15. DU ROI DE PRUSSE.


Potsdam, 14 mai 1785[1].


Je vous suis très-obligé de la peine que vous vous donnez pour me procurer des instituteurs dont notre Académie a grand besoin. Je conçois qu’il y a des lenteurs tant pour le choix des sujets que pour les déterminer à accepter les postes qu’on leur propose ; et je ne doute point que vous ne réussissiez à me procurer des gens habiles, de quoi je vous aurai une grande obligation.

J’en viens à l’article des lois que M. de Beccaria a bien expliquées, et sur lesquelles vous avez également écrit.

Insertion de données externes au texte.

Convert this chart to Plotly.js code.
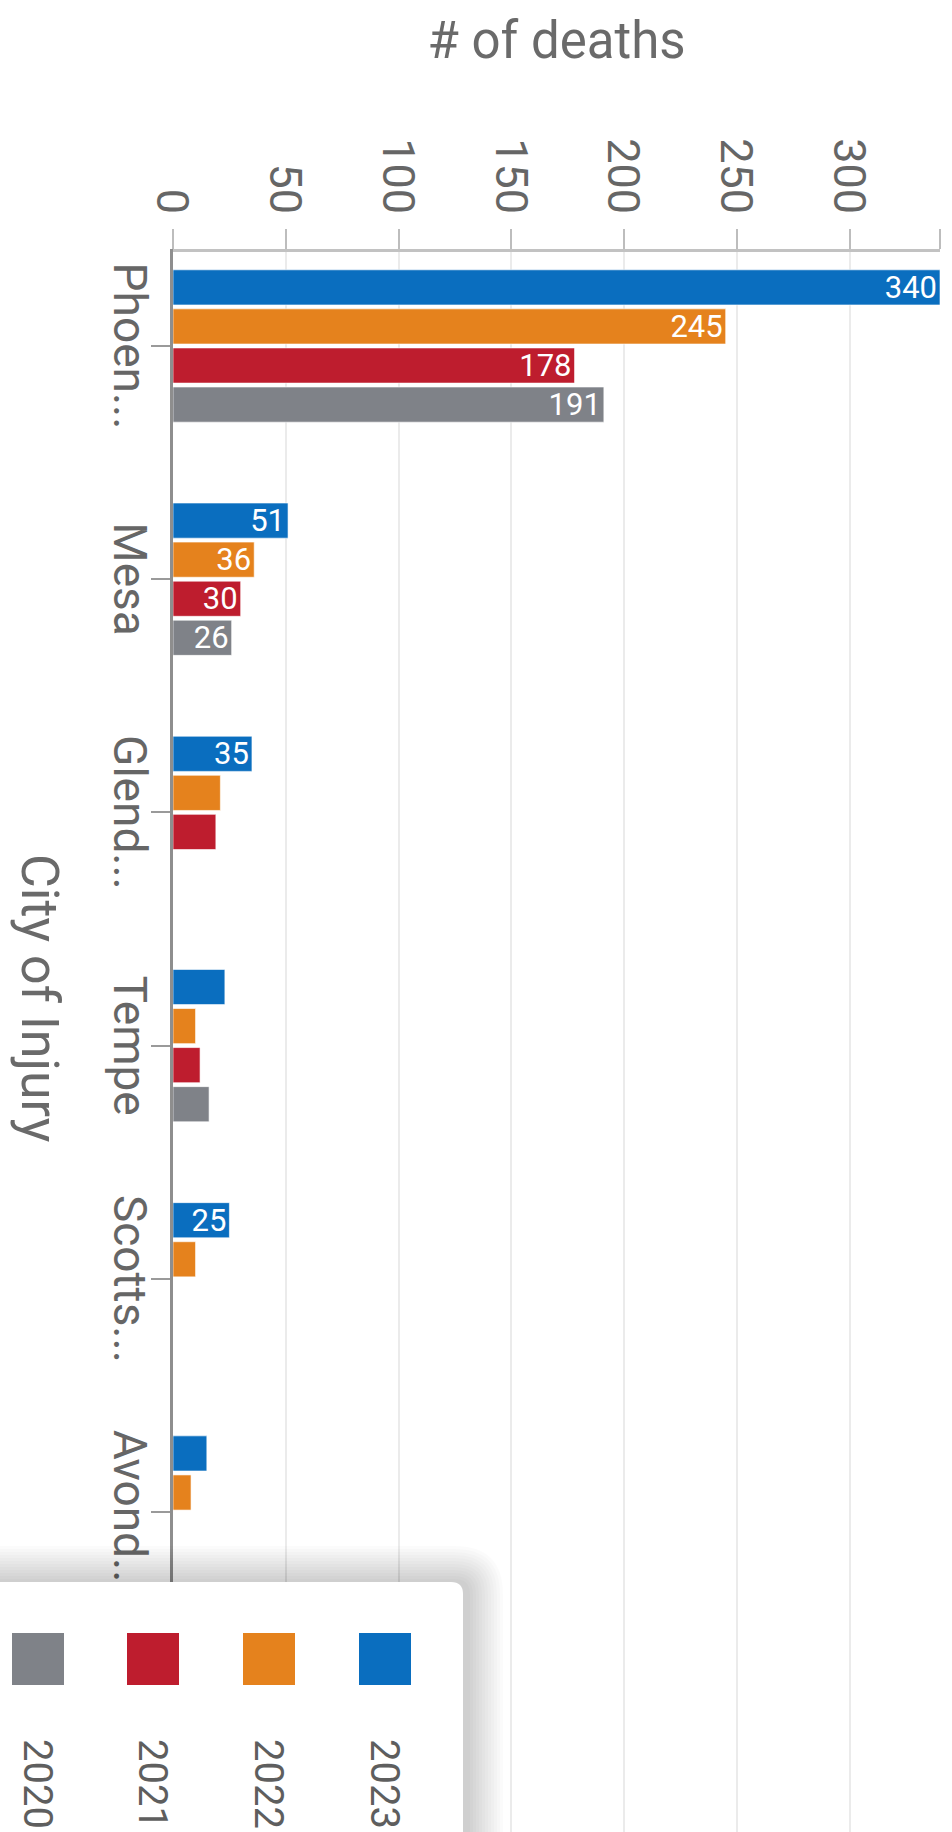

Je suis entièrement de votre sentiment, qu’il ne faut pas que les juges se pressent à prononcer leurs sentences, et qu’il vaut mieux sauver un coupable que de perdre un innocent. Cependant je crois m’être aperçu, par l’expérience, qu’il ne faut négliger aucunes des brides par lesquelles on conduit les hommes, savoir : les peines et les récompenses ; et il y a tels cas où l’atrocité du crime doit être punie avec rigueur. Les assassins et les incendiaires, par exemple, méritent la peine de mort, parce qu’ils se sont attribué un pouvoir tyrannique sur la vie et sur les possessions des hommes. Je conviens qu’une prison perpétuelle est en effet une punition plus cruelle que la mort ; mais elle n’est pas si frap-

  1. L’édition de 1789 met octobre ; c’est une erreur que le contenu de la lettre rend visible. L’erreur contraire avait été commise à la lettre 19 de cette édition. Voyez la note p. 315.